Im zweiten Teil des Buchs schildert der Autor das »Leben und Sterben in der Stadt«, nachdem er tagsüber und auch nachts Straßen und Gärten erkundet hat. Er informiert über Tauben, den Spatzenschwund, Möwen – und Mauersegler: Diese faszinierenden Vögel verbringen fast ihr ganzes Leben im Flug, können mehrere Kilometer hoch fliegen und legen in ihrem Leben geschätzt eine Million Flugkilometer zurück. Allerdings werden sie auch immer seltener, unter anderem wegen fehlender Nistplätze an hohen Gebäuden. Er schreibt von »Aliens in den Bäumen« wie dem Halsbandsittich, der als Haustier in Europa eingeführt wurde und nun eine eingewanderte Art ist, die überlebensfähige Populationen gebildet hat. Angepasst an die Stadt haben sich auch viele Parkvögel wie Amsel, Meise oder Mönchsgrasmücke. Hauptgrund für die Verstädterung dieser Vögel ist, dass ihre natürlichen Lebensräume durch menschliche Nutzung immer kleiner und ungeeigneter werden. Doch auch in der Stadt sei die Vielfalt der Vögel bedroht, betont der Autor: durch ein »Raubtier«, das in Städten in hohen Dichten vorkommt – die Hauskatze. Bei nächtlichen Streifzügen begegnet der Biologe Tieren wie Fuchs, Dachs, Stein- und Waldkauz, aber auch Fledermäusen, deren Besonderheiten er sich ausführlich widmet: dem Jagen mit Echolotsystem, den enormen Insektenmengen, die sie vertilgen, und der Frage, warum sie als Virenüberträger prädestiniert sind und was wir Menschen damit zu tun haben.

Im dritten Teil »Urbane Wildnis« geht Granata auf Gewässer, Parks und Randbezirke ein. Dort kann man gefährdete Arten wie die Zwergdommel finden, aber auch invasive Arten wie den Ochsenfrosch. Der ist nicht nur sehr gefräßig, sondern überträgt auch Pilzkrankheiten auf andere Amphibien. 1992 »wurden invasive Arten erstmals als zweitgrößte Bedrohung für die Artenvielfalt eingestuft«. 2000 hat eine Arbeitsgruppe der IUCN (»International Union for Conservation of Nature«) eine Liste der 100 schädlichsten invasiven Arten weltweit herausgegeben: Neben dem Ochsenfrosch stehen auch Nutria, Tigermücke, Ratte und Hauskatze auf dieser Liste.
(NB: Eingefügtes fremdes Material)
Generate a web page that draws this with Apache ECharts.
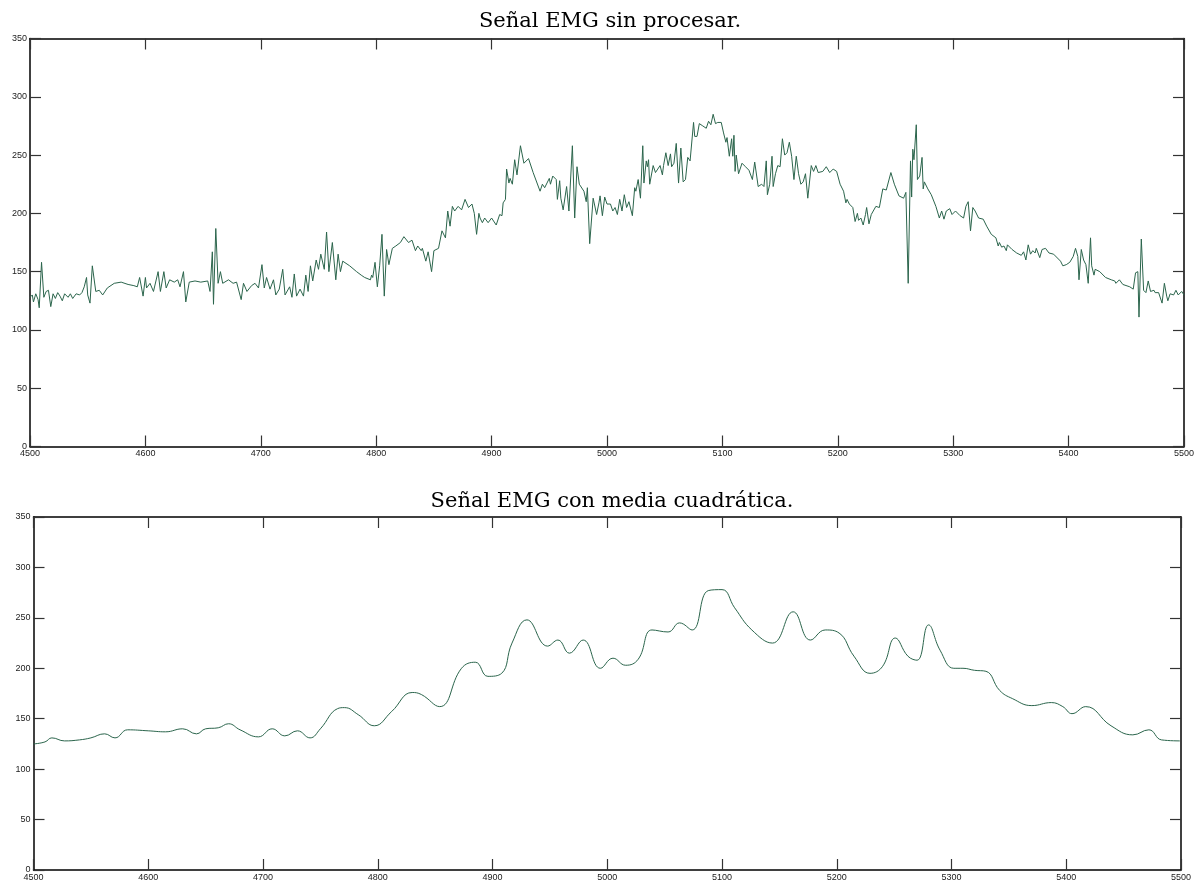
<!DOCTYPE html>
<html>
<head>
<meta charset="utf-8">
<script src="https://cdn.jsdelivr.net/npm/echarts@6/dist/echarts.min.js"></script>
<style>
  html, body { margin: 0; padding: 0; background: #fff; }
  #emgChart { width: 1200px; height: 884px; }
</style>
</head>
<body>
<div id="emgChart"></div>
<script>
// raw EMG samples (x = sample index)
const rawX = [
  4500, 4502, 4503, 4505, 4507, 4508, 4510, 4512, 4514, 4516,
  4518, 4520, 4522, 4524, 4526, 4528, 4530, 4533, 4535, 4537,
  4540, 4543, 4545, 4547, 4549, 4550, 4552, 4554, 4557, 4560,
  4563, 4567, 4573, 4579, 4585, 4590, 4593, 4595, 4598, 4600,
  4601, 4604, 4607, 4611, 4613, 4616, 4618, 4621, 4625, 4628,
  4630, 4633, 4635, 4638, 4643, 4648, 4654, 4656, 4658, 4659,
  4661, 4663, 4665, 4667, 4672, 4676, 4679, 4683, 4685, 4688,
  4692, 4695, 4698, 4701, 4703, 4705, 4708, 4711, 4713, 4716,
  4719, 4721, 4725, 4727, 4729, 4731, 4734, 4737, 4739, 4741,
  4743, 4745, 4748, 4750, 4752, 4755, 4757, 4759, 4762, 4765,
  4767, 4769, 4771, 4777, 4783, 4787, 4788, 4790, 4795, 4796,
  4797, 4799, 4801, 4803, 4805, 4807, 4809, 4811, 4814, 4817,
  4821, 4824, 4828, 4831, 4834, 4836, 4839, 4840, 4843, 4845,
  4848, 4850, 4854, 4857, 4860, 4862, 4864, 4866, 4868, 4871,
  4874, 4877, 4880, 4883, 4885, 4887, 4889, 4890, 4892, 4894,
  4897, 4900, 4904, 4907, 4909, 4910, 4912, 4913, 4915, 4916,
  4918, 4920, 4922, 4925, 4928, 4932, 4936, 4942, 4944, 4946,
  4950, 4951, 4953, 4956, 4957, 4959, 4960, 4962, 4965, 4967,
  4970, 4972, 4974, 4976, 4980, 4982, 4983, 4985, 4988, 4991,
  4993, 4994, 4996, 4998, 5000, 5003, 5005, 5007, 5009, 5011,
  5013, 5015, 5017, 5019, 5022, 5024, 5025, 5027, 5029, 5031,
  5032, 5034, 5035, 5036, 5037, 5040, 5042, 5044, 5046, 5048,
  5049, 5051, 5053, 5055, 5056, 5058, 5060, 5062, 5064, 5066,
  5068, 5070, 5072, 5075, 5076, 5078, 5080, 5083, 5086, 5088,
  5090, 5092, 5094, 5096, 5099, 5101, 5103, 5104, 5106, 5108,
  5109, 5110, 5111, 5112, 5114, 5117, 5120, 5123, 5124, 5126,
  5128, 5131, 5134, 5136, 5138, 5139, 5141, 5143, 5144, 5146,
  5148, 5150, 5152, 5154, 5156, 5158, 5160, 5162, 5164, 5166,
  5168, 5170, 5172, 5174, 5177, 5179, 5181, 5183, 5187, 5190,
  5193, 5196, 5199, 5202, 5205, 5207, 5208, 5210, 5213, 5215,
  5217, 5218, 5220, 5222, 5224, 5225, 5227, 5229, 5233, 5236,
  5239, 5242, 5246, 5249, 5253, 5257, 5259, 5261, 5263, 5264,
  5265, 5266, 5268, 5269, 5271, 5273, 5274, 5275, 5278, 5281,
  5285, 5288, 5290, 5292, 5294, 5297, 5299, 5302, 5306, 5309,
  5311, 5313, 5315, 5317, 5319, 5322, 5326, 5329, 5333, 5337,
  5339, 5340, 5342, 5344, 5346, 5347, 5351, 5355, 5359, 5361,
  5363, 5365, 5367, 5369, 5371, 5372, 5375, 5377, 5380, 5383,
  5387, 5393, 5395, 5398, 5401, 5404, 5406, 5408, 5409, 5411,
  5413, 5415, 5417, 5419, 5420, 5422, 5423, 5427, 5432, 5437,
  5440, 5441, 5444, 5447, 5453, 5456, 5458, 5460, 5461, 5463,
  5465, 5467, 5469, 5471, 5474, 5475, 5478, 5481, 5483, 5485,
  5486, 5488, 5491, 5493, 5495, 5498, 5500
];
const rawY = [
  128, 130, 124, 131, 126, 119, 158, 128, 133, 134,
  120, 131, 127, 132, 129, 125, 131, 128, 131, 127,
  131, 130, 132, 137, 145, 130, 123, 155, 133, 134,
  130, 136, 140, 141, 139, 138, 137, 145, 129, 145,
  136, 140, 133, 150, 133, 150, 136, 143, 141, 143,
  137, 150, 124, 141, 142, 141, 142, 133, 167, 122,
  187, 140, 150, 140, 143, 140, 141, 126, 140, 133,
  138, 140, 136, 156, 136, 145, 135, 143, 130, 135,
  152, 130, 137, 128, 148, 129, 135, 129, 147, 133,
  155, 142, 160, 152, 165, 152, 184, 150, 175, 143,
  165, 150, 159, 155, 150, 147, 148, 145, 143, 147,
  145, 158, 137, 155, 182, 129, 169, 156, 170, 172,
  175, 180, 175, 177, 168, 172, 168, 170, 159, 167,
  150, 168, 170, 185, 179, 202, 189, 206, 202, 206,
  203, 212, 205, 208, 200, 182, 200, 196, 192, 196,
  192, 196, 190, 199, 198, 209, 212, 238, 226, 230,
  225, 246, 233, 258, 243, 247, 235, 219, 225, 222,
  230, 225, 232, 229, 212, 228, 213, 203, 223, 202,
  258, 196, 240, 225, 219, 210, 222, 174, 213, 199,
  209, 215, 198, 214, 208, 208, 202, 205, 199, 212,
  202, 216, 205, 210, 198, 222, 219, 229, 213, 258,
  226, 245, 240, 246, 225, 241, 235, 238, 241, 233,
  241, 252, 241, 251, 240, 243, 260, 226, 256, 227,
  229, 248, 245, 278, 266, 266, 277, 275, 273, 279,
  276, 285, 277, 278, 278, 269, 261, 265, 249, 264,
  249, 267, 236, 250, 234, 243, 240, 237, 238, 229,
  244, 223, 225, 223, 245, 216, 225, 249, 223, 234,
  241, 240, 264, 250, 252, 261, 249, 229, 249, 234,
  225, 227, 234, 213, 241, 236, 241, 235, 236, 240,
  235, 238, 236, 225, 219, 209, 212, 208, 205, 193,
  200, 194, 196, 190, 199, 205, 191, 199, 206, 205,
  221, 220, 235, 225, 215, 213, 218, 140, 245, 214,
  255, 246, 276, 229, 232, 248, 221, 227, 221, 216,
  206, 196, 202, 195, 202, 204, 199, 202, 198, 196,
  206, 210, 185, 205, 202, 196, 195, 189, 182, 179,
  172, 175, 171, 172, 168, 173, 169, 166, 164, 167,
  160, 173, 165, 168, 166, 170, 162, 169, 170, 166,
  165, 159, 155, 156, 158, 163, 170, 163, 143, 169,
  160, 156, 140, 179, 155, 147, 152, 150, 145, 143,
  142, 140, 143, 139, 137, 135, 149, 150, 111, 178,
  134, 132, 142, 133, 134, 132, 132, 123, 140, 129,
  125, 131, 130, 134, 130, 133, 130
];

// RMS-smoothed EMG
const rmsX = [
  4500, 4510, 4516, 4527, 4540, 4550, 4562, 4571, 4582, 4600,
  4615, 4630, 4642, 4650, 4661, 4670, 4680, 4696, 4708, 4719,
  4730, 4741, 4750, 4765, 4771, 4783, 4797, 4812, 4830, 4838,
  4854, 4873, 4885, 4896, 4908, 4917, 4930, 4948, 4957, 4967,
  4979, 4994, 5005, 5016, 5027, 5039, 5053, 5063, 5074, 5088,
  5100, 5111, 5126, 5144, 5162, 5177, 5190, 5202, 5215, 5229,
  5240, 5251, 5262, 5270, 5280, 5290, 5302, 5310, 5320, 5330,
  5342, 5353, 5370, 5387, 5397, 5405, 5417, 5439, 5458, 5472,
  5483, 5499
];
const rmsY = [
  125, 127, 131, 128, 129, 131, 135, 131, 139, 138,
  137, 140, 135, 140, 141, 145, 139, 132, 140, 133,
  138, 131, 140, 160, 161, 154, 143, 157, 176, 174,
  162, 200, 206, 192, 195, 225, 248, 222, 228, 215,
  228, 200, 210, 203, 209, 238, 236, 245, 238, 277,
  278, 260, 238, 225, 256, 228, 238, 235, 212, 195,
  202, 230, 212, 208, 243, 218, 200, 200, 198, 197,
  178, 170, 163, 166, 162, 155, 162, 143, 134, 139,
  129, 128
];

const titles = ['Señal EMG sin procesar.', 'Señal EMG con media cuadrática.'];
const xTicks = { min: 4500, max: 5500, interval: 100 };
const yTicks = { min: 0, max: 350, interval: 50 };

const lineColor = '#2b654c';

function buildEmgChart() {
  const chart = echarts.init(document.getElementById('emgChart'));

  const grids = [
    { left: 30, top: 38.5, width: 1154, height: 408 },
    { left: 33.5, top: 517, width: 1147.5, height: 353 },
  ];

  const axisLine = { show: true, onZero: false, lineStyle: { color: '#000', width: 1.5 } };
  const axisTick = { show: true, inside: true, length: 11, lineStyle: { color: '#333', width: 1.2 } };
  const label = {
    color: '#222',
    fontSize: 9,
    fontFamily: 'Liberation Sans, Arial, sans-serif',
    formatter: function (v) { return String(v); },
  };

  const xAxis = [];
  const yAxis = [];
  grids.forEach(function (g, i) {
    xAxis.push({
      type: 'value', gridIndex: i, position: 'bottom', ...xTicks,
      axisLine: axisLine, axisTick: axisTick, splitLine: { show: false },
      axisLabel: { ...label, margin: 3 },
    });
    xAxis.push({
      type: 'value', gridIndex: i, position: 'top', ...xTicks,
      axisLine: axisLine, axisTick: axisTick, splitLine: { show: false },
      axisLabel: { show: false },
    });
    yAxis.push({
      type: 'value', gridIndex: i, position: 'left', ...yTicks,
      axisLine: axisLine, axisTick: axisTick, splitLine: { show: false },
      axisLabel: { ...label, margin: 3 },
    });
    yAxis.push({
      type: 'value', gridIndex: i, position: 'right', ...yTicks,
      axisLine: axisLine, axisTick: axisTick, splitLine: { show: false },
      axisLabel: { show: false },
    });
  });

  const rawData = rawX.map(function (x, i) { return [x, rawY[i]]; });
  const rmsData = rmsX.map(function (x, i) { return [x, rmsY[i]]; });

  const titleStyle = { color: '#000', fontSize: 21, fontWeight: 'normal', fontFamily: 'DejaVu Serif, serif' };

  const options = {
    animation: false,
    backgroundColor: '#fff',
    title: [
      { text: titles[0], left: 605, top: 6, textAlign: 'center', textStyle: titleStyle },
      { text: titles[1], left: 607, top: 486, textAlign: 'center', textStyle: titleStyle },
    ],
    grid: grids,
    xAxis: xAxis,
    yAxis: yAxis,
    series: [
      {
        name: 'raw',
        type: 'line',
        xAxisIndex: 0,
        yAxisIndex: 0,
        data: rawData,
        showSymbol: false,
        lineStyle: { color: lineColor, width: 1 },
      },
      {
        name: 'rms',
        type: 'line',
        xAxisIndex: 2,
        yAxisIndex: 2,
        data: rmsData,
        smooth: 0.45,
        showSymbol: false,
        lineStyle: { color: lineColor, width: 1 },
      },
    ],
  };

  chart.setOption(options);
  return chart;
}

buildEmgChart();
</script>
</body>
</html>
Als größte Bedrohung für die Artenvielfalt gilt aber weiterhin der weltweite Verlust von Lebensräumen. Der beste Weg, Menschen für die Erhaltung der Biodiversität zu gewinnen, besteht nach Ansicht des Autors darin, »ihnen unmittelbares Naturerleben zu ermöglichen«. Daraus ergebe sich »Wissen um die Natur« und »fast unweigerlich die Liebe zu ihr«. Und ein Naturerlebnis sei auch in der Stadt möglich, wie er in seinem Buch ausführlich darlegt – nicht nur mit Straßentauben. Denn immerhin leben 55 % der Menschen weltweit in Städten, in Europa sind es sogar fast 75 %.
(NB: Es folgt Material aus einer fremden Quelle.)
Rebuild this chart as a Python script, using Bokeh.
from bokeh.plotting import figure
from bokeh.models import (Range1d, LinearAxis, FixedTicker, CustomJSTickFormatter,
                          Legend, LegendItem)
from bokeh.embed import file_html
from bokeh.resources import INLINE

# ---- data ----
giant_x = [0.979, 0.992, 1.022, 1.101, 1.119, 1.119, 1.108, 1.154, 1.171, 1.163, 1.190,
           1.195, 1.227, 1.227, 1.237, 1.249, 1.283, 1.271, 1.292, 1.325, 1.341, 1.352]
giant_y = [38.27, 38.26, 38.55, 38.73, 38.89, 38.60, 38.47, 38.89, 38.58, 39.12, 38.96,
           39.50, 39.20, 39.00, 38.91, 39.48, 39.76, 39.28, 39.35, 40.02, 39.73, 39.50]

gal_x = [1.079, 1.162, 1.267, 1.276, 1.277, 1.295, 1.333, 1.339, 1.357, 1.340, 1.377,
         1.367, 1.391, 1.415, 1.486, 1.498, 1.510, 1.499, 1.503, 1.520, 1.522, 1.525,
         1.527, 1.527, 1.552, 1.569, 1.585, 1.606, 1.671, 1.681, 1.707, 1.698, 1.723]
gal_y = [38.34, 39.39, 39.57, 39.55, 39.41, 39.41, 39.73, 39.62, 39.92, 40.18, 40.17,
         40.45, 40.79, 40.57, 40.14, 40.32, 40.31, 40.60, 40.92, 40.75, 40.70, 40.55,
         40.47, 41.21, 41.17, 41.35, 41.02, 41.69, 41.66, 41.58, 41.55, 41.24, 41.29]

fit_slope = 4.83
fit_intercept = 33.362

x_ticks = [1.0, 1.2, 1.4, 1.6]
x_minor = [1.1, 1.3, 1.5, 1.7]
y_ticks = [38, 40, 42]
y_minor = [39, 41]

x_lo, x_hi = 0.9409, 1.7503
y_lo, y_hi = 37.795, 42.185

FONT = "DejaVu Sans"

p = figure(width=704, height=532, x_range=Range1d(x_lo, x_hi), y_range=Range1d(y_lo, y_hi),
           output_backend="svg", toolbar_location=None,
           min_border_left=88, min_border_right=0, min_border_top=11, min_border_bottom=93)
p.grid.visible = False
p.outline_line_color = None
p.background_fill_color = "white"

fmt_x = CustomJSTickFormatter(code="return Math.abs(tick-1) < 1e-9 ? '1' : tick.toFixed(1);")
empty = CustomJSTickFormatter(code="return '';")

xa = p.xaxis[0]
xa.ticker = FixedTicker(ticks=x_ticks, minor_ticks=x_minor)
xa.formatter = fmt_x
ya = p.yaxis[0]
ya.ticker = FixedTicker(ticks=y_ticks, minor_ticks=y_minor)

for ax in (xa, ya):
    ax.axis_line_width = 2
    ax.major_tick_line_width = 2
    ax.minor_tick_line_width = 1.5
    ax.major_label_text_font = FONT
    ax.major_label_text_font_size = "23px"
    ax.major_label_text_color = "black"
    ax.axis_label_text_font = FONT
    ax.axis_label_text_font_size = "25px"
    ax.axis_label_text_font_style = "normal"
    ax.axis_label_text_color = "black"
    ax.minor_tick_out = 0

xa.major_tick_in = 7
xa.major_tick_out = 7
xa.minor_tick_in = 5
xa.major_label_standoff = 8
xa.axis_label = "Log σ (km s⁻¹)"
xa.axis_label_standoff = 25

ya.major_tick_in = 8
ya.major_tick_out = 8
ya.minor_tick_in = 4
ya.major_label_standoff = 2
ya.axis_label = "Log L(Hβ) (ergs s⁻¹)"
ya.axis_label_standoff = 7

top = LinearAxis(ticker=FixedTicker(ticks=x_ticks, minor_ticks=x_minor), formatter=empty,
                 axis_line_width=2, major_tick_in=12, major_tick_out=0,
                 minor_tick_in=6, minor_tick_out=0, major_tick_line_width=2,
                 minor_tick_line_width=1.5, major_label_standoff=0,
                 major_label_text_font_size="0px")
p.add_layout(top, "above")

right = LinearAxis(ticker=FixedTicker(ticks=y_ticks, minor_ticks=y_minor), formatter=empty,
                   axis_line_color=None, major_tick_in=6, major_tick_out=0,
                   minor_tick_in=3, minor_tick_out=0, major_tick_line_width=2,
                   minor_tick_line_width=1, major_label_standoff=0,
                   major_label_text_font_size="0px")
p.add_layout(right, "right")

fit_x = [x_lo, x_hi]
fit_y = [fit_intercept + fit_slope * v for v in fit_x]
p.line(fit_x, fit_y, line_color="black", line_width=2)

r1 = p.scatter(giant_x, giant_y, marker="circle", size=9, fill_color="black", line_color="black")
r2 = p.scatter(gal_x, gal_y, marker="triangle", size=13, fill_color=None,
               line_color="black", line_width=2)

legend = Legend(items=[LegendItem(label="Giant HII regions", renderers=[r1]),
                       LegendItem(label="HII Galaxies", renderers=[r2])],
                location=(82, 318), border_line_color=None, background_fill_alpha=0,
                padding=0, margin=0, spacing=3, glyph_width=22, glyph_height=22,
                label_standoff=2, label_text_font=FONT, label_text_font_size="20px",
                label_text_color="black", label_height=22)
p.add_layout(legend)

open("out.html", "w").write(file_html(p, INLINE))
Das Buch ist kein traditioneller Naturführer, vielmehr beschreibt Marco Granata hier seine persönlichen Erlebnisse auf der Suche nach tierischen Mitbewohnern in einer Großstadt. Aber der Biologe liefert nicht nur fundiertes Wissen zu den einzelnen Tierarten, sondern auch Hintergrundinformationen und Erklärungen zu Themen wie Biodiversität, Artensterben und Naturschutz. Illustriert ist das Buch mit kleinen Zeichnungen; sie bilden zwar bei Weitem nicht alle besprochenen Tiere ab, aber Granata wollte ja ausdrücklich kein Bestimmungsbuch schreiben. »Die verborgene Tierwelt unserer Städte« ist eine Anregung, nach Tieren in der Stadt zu suchen, ihre Lebensräume wahrzunehmen und zur Erhaltung der Wildnis in Städten beizutragen. Ein lesenswertes Buch für alle, die sich für Tiere, aber auch für ökologische Zusammenhänge interessieren.